Repeat word for word the lines from the top of the records through the line containing "const annotationY = [0.9, 0.7];", and skip the pictures.

══ STORED DATA

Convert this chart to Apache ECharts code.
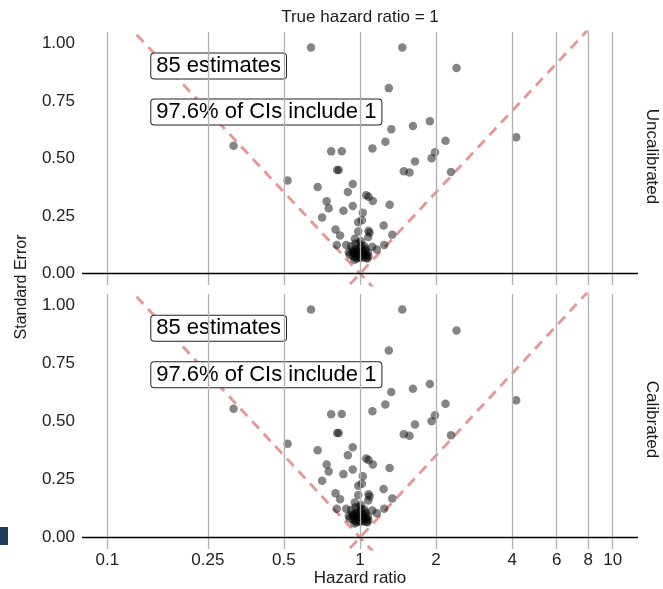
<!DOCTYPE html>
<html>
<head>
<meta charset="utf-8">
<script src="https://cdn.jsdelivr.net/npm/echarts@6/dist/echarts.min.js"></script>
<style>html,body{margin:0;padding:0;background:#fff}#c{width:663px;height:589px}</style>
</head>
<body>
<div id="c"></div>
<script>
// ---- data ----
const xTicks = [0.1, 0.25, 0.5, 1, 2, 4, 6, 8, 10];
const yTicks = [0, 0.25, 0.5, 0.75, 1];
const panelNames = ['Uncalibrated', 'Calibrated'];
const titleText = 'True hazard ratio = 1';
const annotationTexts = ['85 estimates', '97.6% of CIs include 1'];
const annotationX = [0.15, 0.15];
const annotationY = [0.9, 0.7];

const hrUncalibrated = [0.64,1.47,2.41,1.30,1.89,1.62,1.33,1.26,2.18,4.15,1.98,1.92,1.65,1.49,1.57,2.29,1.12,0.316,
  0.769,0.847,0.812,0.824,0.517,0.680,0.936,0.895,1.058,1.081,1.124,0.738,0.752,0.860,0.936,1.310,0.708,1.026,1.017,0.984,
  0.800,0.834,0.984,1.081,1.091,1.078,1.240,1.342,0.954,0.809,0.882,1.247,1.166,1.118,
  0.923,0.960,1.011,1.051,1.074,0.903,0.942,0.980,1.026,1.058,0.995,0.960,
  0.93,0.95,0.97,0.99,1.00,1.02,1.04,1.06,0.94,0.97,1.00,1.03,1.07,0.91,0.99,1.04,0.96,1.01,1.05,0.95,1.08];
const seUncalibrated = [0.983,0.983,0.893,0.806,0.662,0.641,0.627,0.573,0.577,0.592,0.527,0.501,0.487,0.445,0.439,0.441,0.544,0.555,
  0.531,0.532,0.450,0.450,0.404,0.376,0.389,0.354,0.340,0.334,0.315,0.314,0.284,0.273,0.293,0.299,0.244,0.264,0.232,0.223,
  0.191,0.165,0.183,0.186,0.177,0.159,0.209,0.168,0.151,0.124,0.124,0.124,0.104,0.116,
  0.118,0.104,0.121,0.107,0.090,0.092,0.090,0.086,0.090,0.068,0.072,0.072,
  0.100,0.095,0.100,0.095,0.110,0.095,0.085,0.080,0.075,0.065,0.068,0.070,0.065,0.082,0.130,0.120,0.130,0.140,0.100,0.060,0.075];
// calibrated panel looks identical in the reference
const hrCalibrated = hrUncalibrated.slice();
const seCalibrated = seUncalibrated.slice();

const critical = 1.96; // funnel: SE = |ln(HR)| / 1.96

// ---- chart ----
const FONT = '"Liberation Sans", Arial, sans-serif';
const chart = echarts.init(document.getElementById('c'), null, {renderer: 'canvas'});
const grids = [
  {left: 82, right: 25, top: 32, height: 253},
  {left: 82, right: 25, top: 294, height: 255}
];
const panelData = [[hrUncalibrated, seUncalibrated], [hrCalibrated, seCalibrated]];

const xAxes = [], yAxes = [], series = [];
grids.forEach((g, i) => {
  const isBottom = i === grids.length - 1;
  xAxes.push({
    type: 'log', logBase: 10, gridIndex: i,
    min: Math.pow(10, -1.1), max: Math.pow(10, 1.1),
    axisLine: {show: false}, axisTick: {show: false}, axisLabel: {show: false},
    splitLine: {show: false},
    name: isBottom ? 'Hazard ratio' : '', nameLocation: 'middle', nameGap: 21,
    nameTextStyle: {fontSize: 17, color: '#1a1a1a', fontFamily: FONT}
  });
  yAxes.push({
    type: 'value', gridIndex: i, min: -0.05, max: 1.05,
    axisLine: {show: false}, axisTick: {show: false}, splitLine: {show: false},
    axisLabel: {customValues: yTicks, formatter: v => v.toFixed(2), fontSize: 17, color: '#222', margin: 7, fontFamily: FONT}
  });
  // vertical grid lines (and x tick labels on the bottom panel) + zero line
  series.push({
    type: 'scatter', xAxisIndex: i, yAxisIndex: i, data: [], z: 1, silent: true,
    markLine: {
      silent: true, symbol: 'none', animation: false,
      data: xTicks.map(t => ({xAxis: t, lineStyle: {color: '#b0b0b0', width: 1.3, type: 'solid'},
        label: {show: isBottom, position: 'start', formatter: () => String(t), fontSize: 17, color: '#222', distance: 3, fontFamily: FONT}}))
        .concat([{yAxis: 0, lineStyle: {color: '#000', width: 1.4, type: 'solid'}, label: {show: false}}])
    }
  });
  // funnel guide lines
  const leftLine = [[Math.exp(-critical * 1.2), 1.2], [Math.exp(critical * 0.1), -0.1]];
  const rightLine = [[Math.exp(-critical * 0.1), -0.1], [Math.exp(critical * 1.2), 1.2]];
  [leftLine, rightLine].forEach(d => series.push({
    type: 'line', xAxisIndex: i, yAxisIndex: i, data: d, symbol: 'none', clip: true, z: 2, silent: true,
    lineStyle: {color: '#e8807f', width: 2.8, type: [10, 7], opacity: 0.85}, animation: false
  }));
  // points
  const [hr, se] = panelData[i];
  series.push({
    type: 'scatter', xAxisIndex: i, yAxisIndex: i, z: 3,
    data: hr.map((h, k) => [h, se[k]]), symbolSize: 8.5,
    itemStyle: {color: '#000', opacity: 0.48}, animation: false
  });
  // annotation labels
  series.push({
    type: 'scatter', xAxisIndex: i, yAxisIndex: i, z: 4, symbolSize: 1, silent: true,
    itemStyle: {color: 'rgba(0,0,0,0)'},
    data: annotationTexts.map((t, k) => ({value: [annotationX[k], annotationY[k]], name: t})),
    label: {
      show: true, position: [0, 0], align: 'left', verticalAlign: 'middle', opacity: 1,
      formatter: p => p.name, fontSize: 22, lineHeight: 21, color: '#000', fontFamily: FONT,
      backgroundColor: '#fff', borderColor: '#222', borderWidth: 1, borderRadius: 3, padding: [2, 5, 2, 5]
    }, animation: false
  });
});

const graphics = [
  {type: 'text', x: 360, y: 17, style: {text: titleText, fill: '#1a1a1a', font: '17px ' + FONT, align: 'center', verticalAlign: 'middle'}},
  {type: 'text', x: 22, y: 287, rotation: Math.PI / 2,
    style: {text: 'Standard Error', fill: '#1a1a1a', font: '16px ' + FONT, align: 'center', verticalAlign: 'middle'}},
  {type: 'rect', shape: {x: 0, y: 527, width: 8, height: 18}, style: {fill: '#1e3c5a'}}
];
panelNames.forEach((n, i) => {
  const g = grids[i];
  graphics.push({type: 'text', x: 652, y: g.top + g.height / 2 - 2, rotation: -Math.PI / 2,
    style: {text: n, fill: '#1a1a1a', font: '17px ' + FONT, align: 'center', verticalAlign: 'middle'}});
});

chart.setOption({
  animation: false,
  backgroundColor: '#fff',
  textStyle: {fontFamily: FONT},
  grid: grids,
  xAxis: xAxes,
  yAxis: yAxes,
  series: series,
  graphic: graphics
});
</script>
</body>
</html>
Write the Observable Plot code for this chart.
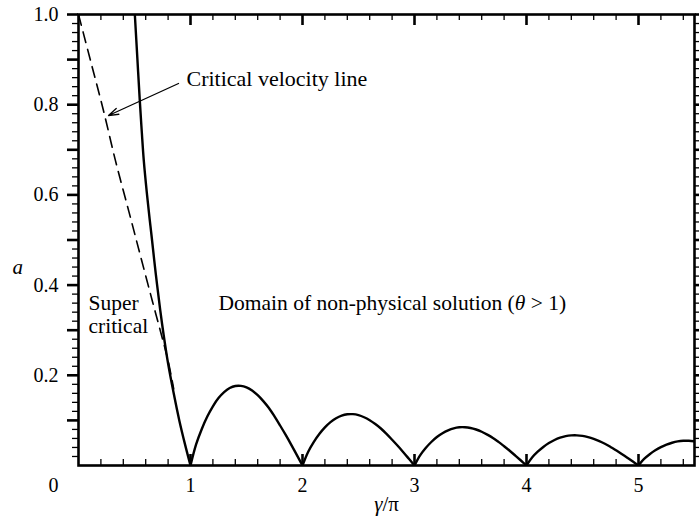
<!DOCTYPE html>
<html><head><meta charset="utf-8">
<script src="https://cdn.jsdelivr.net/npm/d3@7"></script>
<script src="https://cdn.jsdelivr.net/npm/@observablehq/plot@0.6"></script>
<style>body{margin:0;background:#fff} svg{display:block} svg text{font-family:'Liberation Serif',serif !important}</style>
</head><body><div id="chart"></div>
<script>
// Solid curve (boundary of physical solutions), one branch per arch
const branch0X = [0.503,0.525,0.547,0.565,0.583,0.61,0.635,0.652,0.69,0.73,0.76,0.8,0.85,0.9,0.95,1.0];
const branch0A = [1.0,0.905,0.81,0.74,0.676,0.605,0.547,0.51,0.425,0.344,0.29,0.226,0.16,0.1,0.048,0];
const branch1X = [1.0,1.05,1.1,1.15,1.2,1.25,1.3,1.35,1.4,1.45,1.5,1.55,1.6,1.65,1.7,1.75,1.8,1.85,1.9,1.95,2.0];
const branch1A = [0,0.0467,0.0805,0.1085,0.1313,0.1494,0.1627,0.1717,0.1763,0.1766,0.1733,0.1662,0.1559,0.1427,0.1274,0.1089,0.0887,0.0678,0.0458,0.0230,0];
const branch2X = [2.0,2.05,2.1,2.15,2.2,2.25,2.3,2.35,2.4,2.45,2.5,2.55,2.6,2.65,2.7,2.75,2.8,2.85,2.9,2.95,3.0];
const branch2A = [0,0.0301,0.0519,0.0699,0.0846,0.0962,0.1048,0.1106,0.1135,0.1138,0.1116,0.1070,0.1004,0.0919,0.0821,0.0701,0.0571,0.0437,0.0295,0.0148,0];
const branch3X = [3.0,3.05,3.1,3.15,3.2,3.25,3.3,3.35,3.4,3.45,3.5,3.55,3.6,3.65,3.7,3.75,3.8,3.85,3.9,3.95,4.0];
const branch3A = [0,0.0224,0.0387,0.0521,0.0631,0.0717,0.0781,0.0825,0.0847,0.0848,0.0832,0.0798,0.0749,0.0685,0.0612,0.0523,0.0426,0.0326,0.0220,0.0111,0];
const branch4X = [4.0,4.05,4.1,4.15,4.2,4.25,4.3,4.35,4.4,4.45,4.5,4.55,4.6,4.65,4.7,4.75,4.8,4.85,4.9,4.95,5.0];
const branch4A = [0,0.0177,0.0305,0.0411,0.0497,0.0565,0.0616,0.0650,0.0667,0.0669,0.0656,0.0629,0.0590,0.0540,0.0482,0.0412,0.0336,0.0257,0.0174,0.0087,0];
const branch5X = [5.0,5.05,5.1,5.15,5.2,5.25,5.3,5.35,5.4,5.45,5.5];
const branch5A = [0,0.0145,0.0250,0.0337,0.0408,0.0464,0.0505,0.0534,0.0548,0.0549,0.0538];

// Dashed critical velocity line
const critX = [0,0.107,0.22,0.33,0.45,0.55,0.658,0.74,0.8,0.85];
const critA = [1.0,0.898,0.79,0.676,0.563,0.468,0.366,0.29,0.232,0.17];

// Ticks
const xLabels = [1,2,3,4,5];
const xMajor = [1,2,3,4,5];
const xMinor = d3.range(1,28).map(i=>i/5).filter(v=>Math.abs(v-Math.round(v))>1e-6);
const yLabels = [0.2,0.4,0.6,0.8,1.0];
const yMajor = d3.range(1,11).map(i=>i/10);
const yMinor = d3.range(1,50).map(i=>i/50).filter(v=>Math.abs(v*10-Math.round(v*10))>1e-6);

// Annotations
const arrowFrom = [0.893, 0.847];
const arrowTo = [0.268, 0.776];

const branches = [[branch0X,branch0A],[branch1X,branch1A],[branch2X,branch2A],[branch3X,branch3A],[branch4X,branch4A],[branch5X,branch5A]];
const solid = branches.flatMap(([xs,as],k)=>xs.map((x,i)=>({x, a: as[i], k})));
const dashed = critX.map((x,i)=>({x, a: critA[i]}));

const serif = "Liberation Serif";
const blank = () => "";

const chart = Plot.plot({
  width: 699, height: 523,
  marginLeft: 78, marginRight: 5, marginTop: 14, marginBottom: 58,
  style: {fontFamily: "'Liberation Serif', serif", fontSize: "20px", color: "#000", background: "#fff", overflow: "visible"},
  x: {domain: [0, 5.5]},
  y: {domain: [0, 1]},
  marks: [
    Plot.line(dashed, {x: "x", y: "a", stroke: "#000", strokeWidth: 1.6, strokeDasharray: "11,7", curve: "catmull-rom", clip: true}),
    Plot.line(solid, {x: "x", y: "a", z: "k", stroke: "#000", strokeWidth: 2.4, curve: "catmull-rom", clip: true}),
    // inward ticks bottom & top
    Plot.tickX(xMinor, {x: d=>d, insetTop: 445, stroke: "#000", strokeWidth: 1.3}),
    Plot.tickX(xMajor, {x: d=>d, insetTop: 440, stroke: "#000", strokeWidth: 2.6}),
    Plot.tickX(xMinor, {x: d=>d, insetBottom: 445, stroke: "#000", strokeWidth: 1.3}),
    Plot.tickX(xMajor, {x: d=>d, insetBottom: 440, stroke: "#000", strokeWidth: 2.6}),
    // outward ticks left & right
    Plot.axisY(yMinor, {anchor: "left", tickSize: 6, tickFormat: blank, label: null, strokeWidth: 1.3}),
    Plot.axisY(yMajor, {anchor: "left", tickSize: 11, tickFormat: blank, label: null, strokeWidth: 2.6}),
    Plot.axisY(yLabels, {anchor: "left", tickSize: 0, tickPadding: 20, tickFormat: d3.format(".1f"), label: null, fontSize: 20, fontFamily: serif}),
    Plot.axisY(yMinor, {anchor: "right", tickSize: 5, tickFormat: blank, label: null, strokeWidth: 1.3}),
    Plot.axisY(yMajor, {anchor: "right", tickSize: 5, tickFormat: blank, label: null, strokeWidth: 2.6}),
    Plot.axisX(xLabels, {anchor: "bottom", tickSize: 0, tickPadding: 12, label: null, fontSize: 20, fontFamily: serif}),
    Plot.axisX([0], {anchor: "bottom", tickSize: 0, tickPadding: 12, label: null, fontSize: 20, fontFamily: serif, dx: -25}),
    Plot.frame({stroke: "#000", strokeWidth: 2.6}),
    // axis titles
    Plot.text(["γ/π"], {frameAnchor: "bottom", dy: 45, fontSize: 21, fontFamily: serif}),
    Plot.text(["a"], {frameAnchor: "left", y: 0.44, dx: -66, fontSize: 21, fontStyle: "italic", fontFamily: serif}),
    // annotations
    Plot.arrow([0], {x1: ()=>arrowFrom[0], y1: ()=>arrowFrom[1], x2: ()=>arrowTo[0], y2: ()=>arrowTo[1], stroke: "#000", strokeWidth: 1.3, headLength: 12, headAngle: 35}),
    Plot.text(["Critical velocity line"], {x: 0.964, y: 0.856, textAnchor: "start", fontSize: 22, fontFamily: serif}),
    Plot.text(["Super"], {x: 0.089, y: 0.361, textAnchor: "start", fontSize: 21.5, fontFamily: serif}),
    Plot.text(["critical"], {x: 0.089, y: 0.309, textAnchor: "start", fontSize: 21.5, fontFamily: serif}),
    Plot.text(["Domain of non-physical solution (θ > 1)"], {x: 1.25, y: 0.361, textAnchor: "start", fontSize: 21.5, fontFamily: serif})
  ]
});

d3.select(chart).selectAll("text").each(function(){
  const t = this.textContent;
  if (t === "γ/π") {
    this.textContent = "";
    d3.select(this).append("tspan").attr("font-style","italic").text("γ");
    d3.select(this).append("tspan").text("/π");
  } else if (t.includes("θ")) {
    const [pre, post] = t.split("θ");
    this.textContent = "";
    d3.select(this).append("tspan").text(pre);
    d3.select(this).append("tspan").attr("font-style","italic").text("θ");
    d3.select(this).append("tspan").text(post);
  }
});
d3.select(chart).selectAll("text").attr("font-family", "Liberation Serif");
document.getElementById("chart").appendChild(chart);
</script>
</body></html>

════

CORRECT OUTPUT:
Convert this chart to Apache ECharts code.
<!DOCTYPE html>
<html>
<head>
<meta charset="utf-8">
<script src="https://cdn.jsdelivr.net/npm/echarts@6/dist/echarts.min.js"></script>
<style>html,body{margin:0;padding:0;background:#fff}#c{width:663px;height:589px}</style>
</head>
<body>
<div id="c"></div>
<script>
// ---- data ----
const xTicks = [0.1, 0.25, 0.5, 1, 2, 4, 6, 8, 10];
const yTicks = [0, 0.25, 0.5, 0.75, 1];
const panelNames = ['Uncalibrated', 'Calibrated'];
const titleText = 'True hazard ratio = 1';
const annotationTexts = ['85 estimates', '97.6% of CIs include 1'];
const annotationX = [0.15, 0.15];
const annotationY = [0.9, 0.7];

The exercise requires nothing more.